Gore, of course, was an atheist, a sophisticated pagan. And so it is of no surprise that he ended up in Italy, off the Amalfi coast, in an ancient house overlooking the Atlantic ocean. Of Vidal's legendary house in Ravello, author Matt Frei writes:
Vidal's spectacular house La Rondinaia, the Swallow's Nest. Ravello, if you haven't been, is one of those truly unforgettable places. It is perched on top of a cliff high above the Amalfi coast. Richard Wagner came here to convalesce and compose parts of Parsifal. Henrik Ibsen came to convalesce and write A Doll's House. Gore Vidal came here to ruin his health and entertain his friends.
That seems just about right. As Sting -- who is, curiously, in this movie -- says, "it is only fitting that the Gods life on a mountain." No higher praise. It is one of the regrest of my life that I never attended a Gore Vidal party in Ravello. And yet I soldier on through life.
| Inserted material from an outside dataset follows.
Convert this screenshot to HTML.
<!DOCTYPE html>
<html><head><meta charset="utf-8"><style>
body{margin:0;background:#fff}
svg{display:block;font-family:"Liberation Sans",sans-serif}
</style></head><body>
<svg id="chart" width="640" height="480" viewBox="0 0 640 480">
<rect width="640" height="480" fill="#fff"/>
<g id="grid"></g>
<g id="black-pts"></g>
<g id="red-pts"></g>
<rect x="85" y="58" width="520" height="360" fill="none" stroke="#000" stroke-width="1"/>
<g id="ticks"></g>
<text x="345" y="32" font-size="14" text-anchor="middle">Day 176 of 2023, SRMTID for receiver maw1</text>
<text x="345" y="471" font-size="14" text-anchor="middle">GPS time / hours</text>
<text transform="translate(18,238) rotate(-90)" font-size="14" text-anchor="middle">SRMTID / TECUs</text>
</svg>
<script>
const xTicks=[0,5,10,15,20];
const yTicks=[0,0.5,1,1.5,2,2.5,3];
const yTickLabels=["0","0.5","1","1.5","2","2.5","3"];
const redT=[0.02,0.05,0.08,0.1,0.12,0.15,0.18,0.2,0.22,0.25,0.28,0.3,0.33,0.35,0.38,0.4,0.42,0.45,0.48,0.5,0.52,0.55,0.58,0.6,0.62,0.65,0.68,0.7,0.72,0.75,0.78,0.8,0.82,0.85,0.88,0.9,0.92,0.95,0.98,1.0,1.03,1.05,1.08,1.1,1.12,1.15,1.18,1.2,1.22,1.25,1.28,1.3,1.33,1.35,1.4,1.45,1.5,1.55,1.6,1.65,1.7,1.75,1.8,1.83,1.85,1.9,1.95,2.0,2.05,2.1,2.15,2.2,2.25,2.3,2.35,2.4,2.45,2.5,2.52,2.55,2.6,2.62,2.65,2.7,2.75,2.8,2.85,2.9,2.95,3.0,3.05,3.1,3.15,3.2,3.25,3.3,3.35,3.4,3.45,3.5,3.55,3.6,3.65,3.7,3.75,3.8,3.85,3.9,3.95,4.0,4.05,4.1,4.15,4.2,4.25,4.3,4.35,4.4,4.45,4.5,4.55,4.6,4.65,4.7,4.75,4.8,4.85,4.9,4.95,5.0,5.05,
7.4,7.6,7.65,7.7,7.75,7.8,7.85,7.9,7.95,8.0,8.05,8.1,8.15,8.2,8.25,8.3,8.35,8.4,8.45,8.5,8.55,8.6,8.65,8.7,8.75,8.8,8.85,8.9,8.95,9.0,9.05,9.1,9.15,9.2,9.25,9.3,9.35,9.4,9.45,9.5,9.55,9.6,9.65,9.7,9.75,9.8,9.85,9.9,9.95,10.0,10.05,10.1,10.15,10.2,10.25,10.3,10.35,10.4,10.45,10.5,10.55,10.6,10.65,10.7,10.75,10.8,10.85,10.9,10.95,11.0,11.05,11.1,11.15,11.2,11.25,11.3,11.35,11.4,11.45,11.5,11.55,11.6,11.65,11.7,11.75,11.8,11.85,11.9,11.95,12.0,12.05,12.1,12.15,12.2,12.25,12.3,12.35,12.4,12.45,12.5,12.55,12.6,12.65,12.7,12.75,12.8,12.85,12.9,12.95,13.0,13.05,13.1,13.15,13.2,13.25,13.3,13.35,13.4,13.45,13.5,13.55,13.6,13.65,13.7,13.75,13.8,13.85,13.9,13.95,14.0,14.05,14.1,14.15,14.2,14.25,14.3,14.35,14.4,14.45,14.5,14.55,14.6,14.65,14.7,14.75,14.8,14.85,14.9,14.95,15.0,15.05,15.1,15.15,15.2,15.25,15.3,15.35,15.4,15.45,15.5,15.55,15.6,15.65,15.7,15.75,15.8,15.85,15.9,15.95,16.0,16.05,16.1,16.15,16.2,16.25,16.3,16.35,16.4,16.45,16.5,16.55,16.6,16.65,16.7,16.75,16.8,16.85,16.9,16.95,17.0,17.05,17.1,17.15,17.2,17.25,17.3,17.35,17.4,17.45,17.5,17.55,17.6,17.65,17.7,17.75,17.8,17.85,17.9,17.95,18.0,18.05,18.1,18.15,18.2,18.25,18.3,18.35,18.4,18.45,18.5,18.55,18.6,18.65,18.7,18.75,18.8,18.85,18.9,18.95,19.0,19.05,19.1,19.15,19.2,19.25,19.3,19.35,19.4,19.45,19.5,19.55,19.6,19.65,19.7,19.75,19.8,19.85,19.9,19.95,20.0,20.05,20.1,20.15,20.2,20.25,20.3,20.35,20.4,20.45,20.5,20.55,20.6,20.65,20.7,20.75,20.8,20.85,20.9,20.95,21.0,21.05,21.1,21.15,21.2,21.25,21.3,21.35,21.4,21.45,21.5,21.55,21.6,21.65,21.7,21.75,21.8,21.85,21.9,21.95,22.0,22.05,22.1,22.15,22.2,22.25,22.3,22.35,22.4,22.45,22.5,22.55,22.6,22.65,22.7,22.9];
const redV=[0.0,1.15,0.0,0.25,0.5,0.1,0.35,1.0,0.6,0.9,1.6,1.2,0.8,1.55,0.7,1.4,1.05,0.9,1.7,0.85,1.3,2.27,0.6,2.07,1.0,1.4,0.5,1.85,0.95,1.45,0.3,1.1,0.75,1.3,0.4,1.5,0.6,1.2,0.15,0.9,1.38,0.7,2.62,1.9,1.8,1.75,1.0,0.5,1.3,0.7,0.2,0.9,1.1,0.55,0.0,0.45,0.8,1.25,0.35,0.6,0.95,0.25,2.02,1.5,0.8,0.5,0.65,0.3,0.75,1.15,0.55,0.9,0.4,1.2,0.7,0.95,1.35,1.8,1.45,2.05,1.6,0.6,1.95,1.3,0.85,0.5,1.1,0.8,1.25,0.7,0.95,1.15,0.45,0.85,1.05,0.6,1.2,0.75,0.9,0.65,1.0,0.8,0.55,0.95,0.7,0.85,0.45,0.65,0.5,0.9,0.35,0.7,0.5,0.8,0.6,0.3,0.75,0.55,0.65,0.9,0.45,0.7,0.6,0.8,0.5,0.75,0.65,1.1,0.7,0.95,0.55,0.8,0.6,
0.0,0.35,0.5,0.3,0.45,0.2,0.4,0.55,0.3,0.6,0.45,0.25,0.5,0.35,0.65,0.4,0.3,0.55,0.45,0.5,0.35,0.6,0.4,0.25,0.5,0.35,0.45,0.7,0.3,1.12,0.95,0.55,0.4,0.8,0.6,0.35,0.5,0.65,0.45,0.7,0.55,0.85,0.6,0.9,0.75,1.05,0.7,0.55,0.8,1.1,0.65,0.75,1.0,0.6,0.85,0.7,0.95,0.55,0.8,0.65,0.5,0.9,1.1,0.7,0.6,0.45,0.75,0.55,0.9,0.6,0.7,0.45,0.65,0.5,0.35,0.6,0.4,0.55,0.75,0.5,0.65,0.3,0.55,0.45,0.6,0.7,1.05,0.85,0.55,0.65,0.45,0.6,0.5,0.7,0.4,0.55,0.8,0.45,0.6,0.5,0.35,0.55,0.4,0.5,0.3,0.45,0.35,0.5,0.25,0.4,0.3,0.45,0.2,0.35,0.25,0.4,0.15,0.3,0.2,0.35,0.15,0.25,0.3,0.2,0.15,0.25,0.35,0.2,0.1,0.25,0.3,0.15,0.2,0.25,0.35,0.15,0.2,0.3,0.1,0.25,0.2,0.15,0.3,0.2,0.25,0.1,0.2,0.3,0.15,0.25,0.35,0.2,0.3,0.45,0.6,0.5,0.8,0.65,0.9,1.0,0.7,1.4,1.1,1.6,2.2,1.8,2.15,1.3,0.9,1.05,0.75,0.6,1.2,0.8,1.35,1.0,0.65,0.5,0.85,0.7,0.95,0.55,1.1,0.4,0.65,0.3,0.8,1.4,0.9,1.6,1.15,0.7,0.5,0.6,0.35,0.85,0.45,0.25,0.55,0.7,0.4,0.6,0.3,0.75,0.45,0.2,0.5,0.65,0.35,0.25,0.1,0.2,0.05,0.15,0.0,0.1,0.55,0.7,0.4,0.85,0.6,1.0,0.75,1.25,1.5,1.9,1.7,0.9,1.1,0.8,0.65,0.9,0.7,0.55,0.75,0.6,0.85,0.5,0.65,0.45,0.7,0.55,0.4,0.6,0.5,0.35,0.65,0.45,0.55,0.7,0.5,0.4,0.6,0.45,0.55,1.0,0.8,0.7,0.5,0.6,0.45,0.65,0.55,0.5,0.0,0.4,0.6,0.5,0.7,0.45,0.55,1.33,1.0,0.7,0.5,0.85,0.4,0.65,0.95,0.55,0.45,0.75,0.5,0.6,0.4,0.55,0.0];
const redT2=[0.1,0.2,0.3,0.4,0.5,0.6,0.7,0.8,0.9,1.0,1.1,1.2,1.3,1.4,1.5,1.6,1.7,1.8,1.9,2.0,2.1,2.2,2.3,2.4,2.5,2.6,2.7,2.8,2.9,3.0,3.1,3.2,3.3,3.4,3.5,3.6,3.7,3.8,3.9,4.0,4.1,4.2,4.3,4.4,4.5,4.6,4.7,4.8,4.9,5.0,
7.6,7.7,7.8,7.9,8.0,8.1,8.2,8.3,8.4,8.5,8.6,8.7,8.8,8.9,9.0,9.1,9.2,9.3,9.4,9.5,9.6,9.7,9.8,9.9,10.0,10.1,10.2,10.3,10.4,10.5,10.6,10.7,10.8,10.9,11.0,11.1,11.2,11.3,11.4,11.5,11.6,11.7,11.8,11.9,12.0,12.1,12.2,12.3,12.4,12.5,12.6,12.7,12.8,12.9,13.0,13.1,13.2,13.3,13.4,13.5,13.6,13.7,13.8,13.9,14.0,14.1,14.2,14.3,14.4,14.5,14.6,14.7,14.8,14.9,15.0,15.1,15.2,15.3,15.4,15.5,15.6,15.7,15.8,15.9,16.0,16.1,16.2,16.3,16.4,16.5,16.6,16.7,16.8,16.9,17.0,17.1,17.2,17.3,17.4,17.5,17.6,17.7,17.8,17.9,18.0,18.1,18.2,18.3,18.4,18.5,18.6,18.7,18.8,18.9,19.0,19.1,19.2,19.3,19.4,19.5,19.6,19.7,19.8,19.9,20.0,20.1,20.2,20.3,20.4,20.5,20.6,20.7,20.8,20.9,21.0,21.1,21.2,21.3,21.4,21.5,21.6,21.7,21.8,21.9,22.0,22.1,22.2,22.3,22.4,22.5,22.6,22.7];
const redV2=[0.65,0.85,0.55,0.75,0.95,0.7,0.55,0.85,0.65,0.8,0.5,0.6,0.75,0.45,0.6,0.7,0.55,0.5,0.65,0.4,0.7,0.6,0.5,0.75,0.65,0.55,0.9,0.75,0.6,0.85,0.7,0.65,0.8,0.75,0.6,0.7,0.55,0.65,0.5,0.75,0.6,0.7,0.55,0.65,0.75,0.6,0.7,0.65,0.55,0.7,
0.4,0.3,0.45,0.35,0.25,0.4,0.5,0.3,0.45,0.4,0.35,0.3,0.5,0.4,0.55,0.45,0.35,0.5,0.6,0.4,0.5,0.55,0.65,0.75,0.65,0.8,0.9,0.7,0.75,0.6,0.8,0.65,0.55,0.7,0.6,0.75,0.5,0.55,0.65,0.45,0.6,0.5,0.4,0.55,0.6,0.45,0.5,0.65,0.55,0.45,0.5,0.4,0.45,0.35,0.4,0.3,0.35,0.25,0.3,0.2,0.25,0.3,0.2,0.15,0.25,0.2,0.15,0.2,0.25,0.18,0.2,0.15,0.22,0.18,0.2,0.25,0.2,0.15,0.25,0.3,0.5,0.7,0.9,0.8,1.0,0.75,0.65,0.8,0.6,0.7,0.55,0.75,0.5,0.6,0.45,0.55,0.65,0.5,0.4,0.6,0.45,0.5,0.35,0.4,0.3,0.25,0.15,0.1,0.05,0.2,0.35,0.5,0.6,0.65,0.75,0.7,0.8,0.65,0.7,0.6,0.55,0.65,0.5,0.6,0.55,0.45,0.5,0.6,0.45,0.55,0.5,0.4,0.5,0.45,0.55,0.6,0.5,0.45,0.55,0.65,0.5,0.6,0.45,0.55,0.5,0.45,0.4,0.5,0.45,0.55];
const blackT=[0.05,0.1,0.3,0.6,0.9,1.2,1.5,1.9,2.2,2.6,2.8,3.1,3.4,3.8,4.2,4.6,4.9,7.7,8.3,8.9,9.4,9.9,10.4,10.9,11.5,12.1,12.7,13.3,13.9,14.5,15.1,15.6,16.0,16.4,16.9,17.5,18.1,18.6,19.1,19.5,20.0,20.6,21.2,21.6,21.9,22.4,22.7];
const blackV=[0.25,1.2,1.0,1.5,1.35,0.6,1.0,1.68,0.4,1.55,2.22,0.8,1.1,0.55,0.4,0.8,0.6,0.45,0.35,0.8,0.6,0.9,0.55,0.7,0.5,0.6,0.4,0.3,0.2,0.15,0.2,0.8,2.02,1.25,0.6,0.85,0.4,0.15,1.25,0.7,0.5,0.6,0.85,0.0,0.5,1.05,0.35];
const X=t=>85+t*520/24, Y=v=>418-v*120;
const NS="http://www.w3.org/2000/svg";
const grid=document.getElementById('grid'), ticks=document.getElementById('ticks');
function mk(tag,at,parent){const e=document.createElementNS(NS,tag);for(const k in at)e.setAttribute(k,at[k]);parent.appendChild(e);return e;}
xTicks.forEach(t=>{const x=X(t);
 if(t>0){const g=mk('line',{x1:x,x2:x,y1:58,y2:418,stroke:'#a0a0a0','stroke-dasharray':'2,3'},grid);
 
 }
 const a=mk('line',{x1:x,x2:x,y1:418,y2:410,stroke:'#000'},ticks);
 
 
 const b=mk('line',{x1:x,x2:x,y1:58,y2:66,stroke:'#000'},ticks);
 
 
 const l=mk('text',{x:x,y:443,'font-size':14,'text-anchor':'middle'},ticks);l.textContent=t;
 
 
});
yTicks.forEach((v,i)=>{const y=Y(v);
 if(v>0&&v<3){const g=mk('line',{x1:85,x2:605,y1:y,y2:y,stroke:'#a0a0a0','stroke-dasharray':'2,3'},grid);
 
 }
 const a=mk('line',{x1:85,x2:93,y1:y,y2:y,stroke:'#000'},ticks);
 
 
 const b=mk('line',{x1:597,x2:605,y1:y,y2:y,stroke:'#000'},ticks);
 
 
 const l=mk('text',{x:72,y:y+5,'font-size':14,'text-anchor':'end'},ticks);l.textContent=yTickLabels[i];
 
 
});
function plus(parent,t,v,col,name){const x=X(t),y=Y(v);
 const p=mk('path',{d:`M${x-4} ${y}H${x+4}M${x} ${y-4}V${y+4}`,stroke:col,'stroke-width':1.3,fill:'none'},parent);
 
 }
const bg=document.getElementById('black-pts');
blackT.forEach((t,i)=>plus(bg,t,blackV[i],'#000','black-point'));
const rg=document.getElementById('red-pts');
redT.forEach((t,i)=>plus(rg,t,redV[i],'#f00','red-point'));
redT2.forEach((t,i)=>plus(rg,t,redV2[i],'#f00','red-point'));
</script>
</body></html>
At the Q & A after the film I asked Nicholas Wrathall if it was difficult getting Christopher Hitchens -- my first writing mentor -- to talk about Vidal on film. Vidal had named Hitchens his literary heir years ago when they both wrote for Vanity Fair. Then, after 9/11, Hitchens ran with the neoconservatives, arguing for war in Iraq and attacked Vidal -- in the pages of VF -- as something of a conspiracy nut. Vidal rescinded his literary heir offer. Nicholas Wrathall told me that he didn't have a problem getting Hitchens to talk about Gore -- quite the contrary. He felt that Hitchens, towards the end of his life, wanted to make amends to Gore, become friends again and that he felf he was using him as something of a go-between. When Wrathall brought this up with Gore, he said, Gore shrugged. The friendship had been irrevocably broken. Both ended up dying without ever making up. Sad that such intellectual heavyweights who believed in so many of the same things could not come together once again before death.

But in death, to paraphrase Lucretius -- a favorite philosopher of Vidal -- all things become as one: matter.

See this documentary if you can. It is wonderful.